3️⃣ Implement a Simple Function and Compute the Gradient

In [3]:
def loss_fn(x):
    return x**2 + 3*x + 2  # Quadratic function

grad_loss = grad(loss_fn)  # Compute derivative

x = jnp.array(5.0)
print("Loss:", loss_fn(x))
print("Gradient at x=5:", grad_loss(x))


Loss: 42.0
Gradient at x=5: 13.0


Explanation for grad (Automatic Differentiation in JAX)

What is grad?
grad is a function in JAX that computes the gradient (derivative) of a function with respect to its input.
It is useful for training neural networks and optimizing functions in machine learning.

Explanation:
The function loss_fn(x) = x² + 3x + 2 is differentiable.
grad(loss_fn) returns another function that computes ∂(loss_fn)/∂x.
The gradient at x = 5 is calculated using automatic differentiation.
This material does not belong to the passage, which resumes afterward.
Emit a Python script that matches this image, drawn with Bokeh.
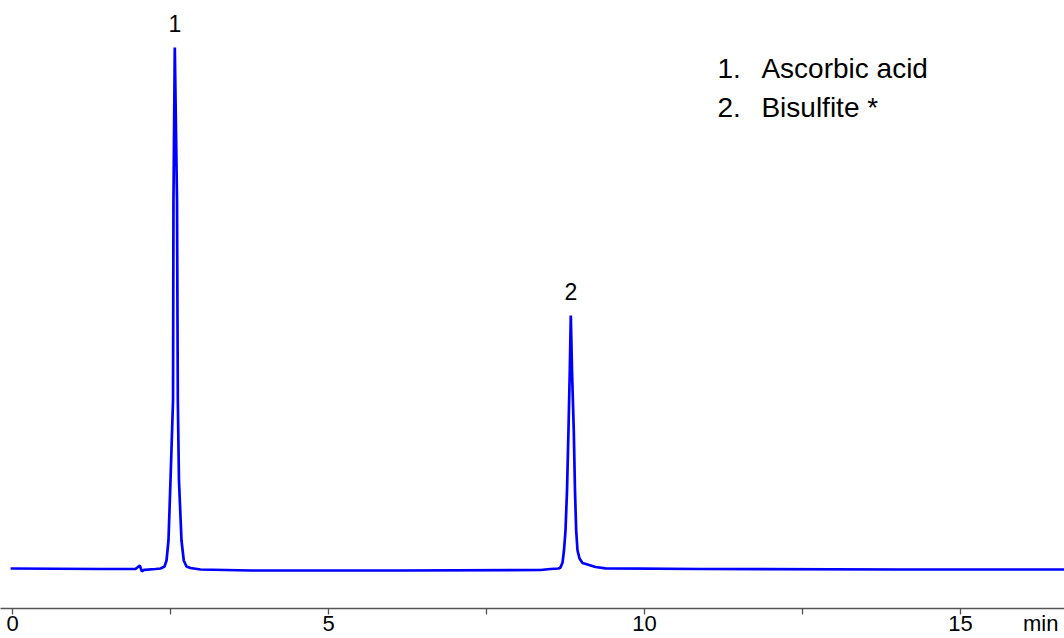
from bokeh.plotting import figure
from bokeh.models import Range1d, FixedTicker, Label
from bokeh.core.properties import value
from bokeh.embed import file_html
from bokeh.resources import INLINE

# Chromatogram trace: retention time (min) and detector signal (arbitrary units)
time_min = [-0.03, 1.39, 1.946, 2.014, 2.046, 2.089, 2.263, 2.342, 2.405, 2.437, 2.468,
            2.50, 2.54, 2.547, 2.568, 2.603, 2.616, 2.634, 2.674, 2.71, 2.753, 2.816,
            2.975, 3.766, 6.139, 8.354, 8.513, 8.639, 8.671, 8.703, 8.726, 8.75, 8.774,
            8.797, 8.818, 8.834, 8.853, 8.881, 8.90, 8.919, 8.94, 8.972, 9.019, 9.098,
            9.225, 9.383, 10.886, 14.05, 16.65]
signal = [0.0, -0.5, -0.5, 3.0, -2.7, -1.3, -0.5, 0.0, 2.0, 8.0, 28.0,
          88.0, 168.0, 368.0, 521.0, 368.0, 168.0, 88.0, 28.0, 8.0, 2.0, 0.5,
          -1.0, -2.0, -2.0, -1.5, -0.5, 0.0, 1.0, 6.0, 18.0, 38.0, 78.0,
          138.0, 198.0, 253.0, 198.0, 138.0, 78.0, 38.0, 18.0, 10.0, 5.5, 4.0,
          1.5, 0.2, -0.5, -1.0, -1.0]

# Peak annotations
peak_labels = ["1", "2"]
peak_times = [2.568, 8.834]
peak_heights = [521.0, 253.0]

# Legend entries
legend_nums = ["1.", "2."]
legend_names = ["Ascorbic acid", "Bisulfite *"]

# Axis ticks and labels
tick_values = [0, 5, 10, 15]
tick_labels = ["0", "5", "10", "15"]
tick_marks = [0, 2.5, 5, 7.5, 10, 12.5, 15]
unit_label = "min"
unit_label_pos = 16.27

FONT = "Liberation Sans"
PX_PER_MIN = 63.2
W, H = 1064, 638

x0 = -12 / PX_PER_MIN
p = figure(width=W, height=H, output_backend="svg", toolbar_location=None,
           y_axis_location=None, min_border=0, min_border_bottom=30,
           x_range=Range1d(x0, x0 + W / PX_PER_MIN),
           y_range=Range1d(-40, 568))
p.outline_line_color = None
p.grid.visible = False
p.background_fill_color = "white"

p.line(time_min, signal, line_color="#0000FF", line_width=2.7)

p.text(x=peak_times, y=peak_heights, text=peak_labels, y_offset=-24,
       text_align="center", text_baseline="alphabetic",
       text_font=value(FONT), text_font_size="23px", text_color="black")

ax = p.xaxis[0]
ax.ticker = FixedTicker(ticks=tick_values + [unit_label_pos], minor_ticks=tick_marks)
overrides = {v: lab for v, lab in zip(tick_values, tick_labels)}
overrides[unit_label_pos] = unit_label
ax.major_label_overrides = overrides
ax.axis_line_color = "#555555"
ax.axis_line_width = 1.5
ax.major_tick_line_color = None
ax.major_tick_in = 0
ax.major_tick_out = 0
ax.minor_tick_line_color = "#555555"
ax.minor_tick_line_width = 1.3
ax.minor_tick_in = 0
ax.minor_tick_out = 6
ax.major_label_standoff = -4
ax.major_label_text_font = FONT
ax.major_label_text_font_size = "22px"
ax.major_label_text_color = "black"

for i, (num, name) in enumerate(zip(legend_nums, legend_names)):
    yv = 500 - 39 * i
    p.add_layout(Label(x=11.155, y=yv, text=num, text_font=FONT, text_font_size="28px",
                       text_baseline="middle", text_color="black"))
    p.add_layout(Label(x=11.85, y=yv, text=name, text_font=FONT, text_font_size="28px",
                       text_baseline="middle", text_color="black"))

open("out.html", "w").write(file_html(p, INLINE))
4️⃣ Use jit for Faster Execution

In [4]:
@jit
def compute_square(x):
    return x ** 2

x = jnp.array([2.0, 3.0, 4.0])
print(compute_square(x))  # JIT-optimized execution


[ 4.  9. 16.]


Explanation for jit (Just-In-Time Compilation in JAX)

What is jit?
jit compiles your Python functions into highly optimized machine code.
It speeds up numerical computations, especially in deep learning.

Explanation:
The function compute_square(x) = x² is decorated with @jit, meaning JAX will compile it using XLA (Accelerated Linear Algebra).
This makes execution much faster, especially on GPUs/TPUs.
JIT Compilation is useful for training large models efficiently.

JAX’s NumPy Replacement

In [5]:
import jax.numpy as jnp

x = jnp.array([1.0, 2.0, 3.0])
y = jnp.sin(x)  # Compute sin(x) using jax.numpy
print(y)


[0.84147096 0.9092974  0.14112003]


What is jax.numpy?
jax.numpy (jnp) is a drop-in replacement for NumPy, optimized for automatic differentiation (grad) and GPU/TPU acceleration.
Functions in jax.numpy behave like NumPy but can be JIT-compiled and auto-differentiated.


Why Use jax.numpy Instead of NumPy?
Supports GPU & TPU acceleration automatically.
Works seamlessly with grad and jit for machine learning applications.
Allows vectorized computations for faster performance.